Aim of the task -
Without the pictures, extract every line from the start of the material to the line containing "psd_freq_high = [round(5.0", both ends included.

Recorded data -
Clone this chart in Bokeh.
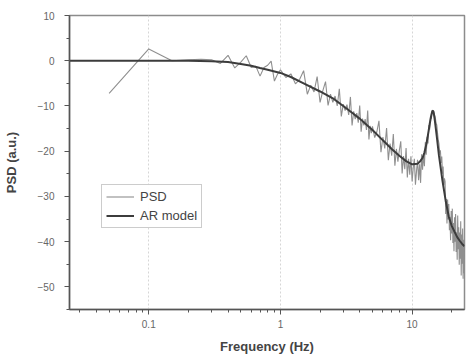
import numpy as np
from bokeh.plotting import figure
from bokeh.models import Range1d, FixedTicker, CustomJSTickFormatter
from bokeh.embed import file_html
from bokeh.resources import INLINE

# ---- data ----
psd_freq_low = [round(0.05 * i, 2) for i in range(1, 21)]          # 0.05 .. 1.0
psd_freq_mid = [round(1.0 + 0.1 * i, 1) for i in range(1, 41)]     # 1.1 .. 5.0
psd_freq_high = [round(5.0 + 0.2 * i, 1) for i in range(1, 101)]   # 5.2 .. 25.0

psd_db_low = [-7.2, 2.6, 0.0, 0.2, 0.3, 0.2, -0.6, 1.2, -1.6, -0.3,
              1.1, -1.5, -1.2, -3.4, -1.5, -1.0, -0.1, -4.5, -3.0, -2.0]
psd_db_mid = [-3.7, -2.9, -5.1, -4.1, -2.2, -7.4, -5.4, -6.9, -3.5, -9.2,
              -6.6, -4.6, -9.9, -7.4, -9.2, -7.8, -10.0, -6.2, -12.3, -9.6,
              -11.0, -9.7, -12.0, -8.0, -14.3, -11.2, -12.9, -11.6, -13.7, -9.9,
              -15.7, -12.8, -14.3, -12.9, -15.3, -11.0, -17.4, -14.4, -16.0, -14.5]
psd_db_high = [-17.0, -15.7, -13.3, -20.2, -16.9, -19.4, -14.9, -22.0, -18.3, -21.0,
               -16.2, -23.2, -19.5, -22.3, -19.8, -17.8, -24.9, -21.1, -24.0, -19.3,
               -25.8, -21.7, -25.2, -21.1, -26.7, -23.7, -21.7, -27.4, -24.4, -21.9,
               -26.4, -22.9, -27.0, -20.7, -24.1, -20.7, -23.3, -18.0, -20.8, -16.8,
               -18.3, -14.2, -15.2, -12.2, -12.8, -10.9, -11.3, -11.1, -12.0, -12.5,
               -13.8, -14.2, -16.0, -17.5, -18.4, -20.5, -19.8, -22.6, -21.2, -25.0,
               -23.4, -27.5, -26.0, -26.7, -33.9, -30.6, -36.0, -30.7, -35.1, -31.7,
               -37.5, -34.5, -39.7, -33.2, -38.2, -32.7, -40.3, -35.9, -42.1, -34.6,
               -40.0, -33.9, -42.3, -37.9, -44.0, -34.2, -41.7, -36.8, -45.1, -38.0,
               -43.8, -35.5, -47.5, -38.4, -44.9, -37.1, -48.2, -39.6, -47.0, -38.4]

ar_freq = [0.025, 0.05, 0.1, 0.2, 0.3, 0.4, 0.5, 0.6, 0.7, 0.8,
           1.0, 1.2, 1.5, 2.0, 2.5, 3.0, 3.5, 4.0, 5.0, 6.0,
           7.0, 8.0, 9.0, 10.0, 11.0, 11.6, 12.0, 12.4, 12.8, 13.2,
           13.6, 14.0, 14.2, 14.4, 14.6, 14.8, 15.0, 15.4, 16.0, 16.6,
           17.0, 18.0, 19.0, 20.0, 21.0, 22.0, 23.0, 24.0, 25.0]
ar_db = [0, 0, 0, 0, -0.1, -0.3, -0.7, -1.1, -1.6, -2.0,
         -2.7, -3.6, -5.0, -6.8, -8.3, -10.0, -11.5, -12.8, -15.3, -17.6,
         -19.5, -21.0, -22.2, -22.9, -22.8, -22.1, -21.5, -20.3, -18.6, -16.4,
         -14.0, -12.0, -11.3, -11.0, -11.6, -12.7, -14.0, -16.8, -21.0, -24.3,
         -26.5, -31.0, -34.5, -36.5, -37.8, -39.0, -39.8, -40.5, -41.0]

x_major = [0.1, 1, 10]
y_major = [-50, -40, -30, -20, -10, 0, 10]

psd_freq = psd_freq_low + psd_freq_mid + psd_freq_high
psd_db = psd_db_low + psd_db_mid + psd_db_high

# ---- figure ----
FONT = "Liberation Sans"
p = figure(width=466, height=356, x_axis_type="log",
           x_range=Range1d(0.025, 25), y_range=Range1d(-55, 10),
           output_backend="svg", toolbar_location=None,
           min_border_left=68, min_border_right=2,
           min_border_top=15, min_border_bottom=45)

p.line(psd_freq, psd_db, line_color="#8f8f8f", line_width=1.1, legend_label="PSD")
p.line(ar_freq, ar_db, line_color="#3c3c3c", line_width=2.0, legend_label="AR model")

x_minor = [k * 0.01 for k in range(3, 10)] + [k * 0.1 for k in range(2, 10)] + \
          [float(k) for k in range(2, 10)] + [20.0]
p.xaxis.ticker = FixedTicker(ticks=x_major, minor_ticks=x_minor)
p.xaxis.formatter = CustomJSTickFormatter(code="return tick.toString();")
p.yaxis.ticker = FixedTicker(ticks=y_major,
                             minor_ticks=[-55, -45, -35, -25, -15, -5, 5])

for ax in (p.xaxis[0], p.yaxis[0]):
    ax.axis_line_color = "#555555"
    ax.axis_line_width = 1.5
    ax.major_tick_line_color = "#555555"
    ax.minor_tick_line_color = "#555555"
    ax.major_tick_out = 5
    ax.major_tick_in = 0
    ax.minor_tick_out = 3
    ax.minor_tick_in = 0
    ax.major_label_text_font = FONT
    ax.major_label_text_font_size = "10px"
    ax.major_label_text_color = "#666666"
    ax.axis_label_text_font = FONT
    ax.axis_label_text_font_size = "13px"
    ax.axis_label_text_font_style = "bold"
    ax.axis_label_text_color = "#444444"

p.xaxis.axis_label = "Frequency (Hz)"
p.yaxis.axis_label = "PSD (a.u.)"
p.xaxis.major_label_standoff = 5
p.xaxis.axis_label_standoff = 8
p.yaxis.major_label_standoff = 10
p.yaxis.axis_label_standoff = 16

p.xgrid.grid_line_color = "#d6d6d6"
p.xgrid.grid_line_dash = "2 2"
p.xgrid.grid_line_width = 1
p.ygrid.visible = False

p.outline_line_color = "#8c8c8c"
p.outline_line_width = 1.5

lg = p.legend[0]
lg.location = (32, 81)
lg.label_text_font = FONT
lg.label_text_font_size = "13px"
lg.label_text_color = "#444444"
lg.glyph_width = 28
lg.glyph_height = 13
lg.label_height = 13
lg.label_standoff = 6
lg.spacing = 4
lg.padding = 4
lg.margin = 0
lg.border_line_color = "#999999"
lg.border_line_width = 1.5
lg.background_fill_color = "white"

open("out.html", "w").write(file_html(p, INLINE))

Reply to the exercise -
Clone this chart in Bokeh.
import numpy as np
from bokeh.plotting import figure
from bokeh.models import Range1d, FixedTicker, CustomJSTickFormatter
from bokeh.embed import file_html
from bokeh.resources import INLINE

# ---- data ----
psd_freq_low = [round(0.05 * i, 2) for i in range(1, 21)]          # 0.05 .. 1.0
psd_freq_mid = [round(1.0 + 0.1 * i, 1) for i in range(1, 41)]     # 1.1 .. 5.0
psd_freq_high = [round(5.0 + 0.2 * i, 1) for i in range(1, 101)]   # 5.2 .. 25.0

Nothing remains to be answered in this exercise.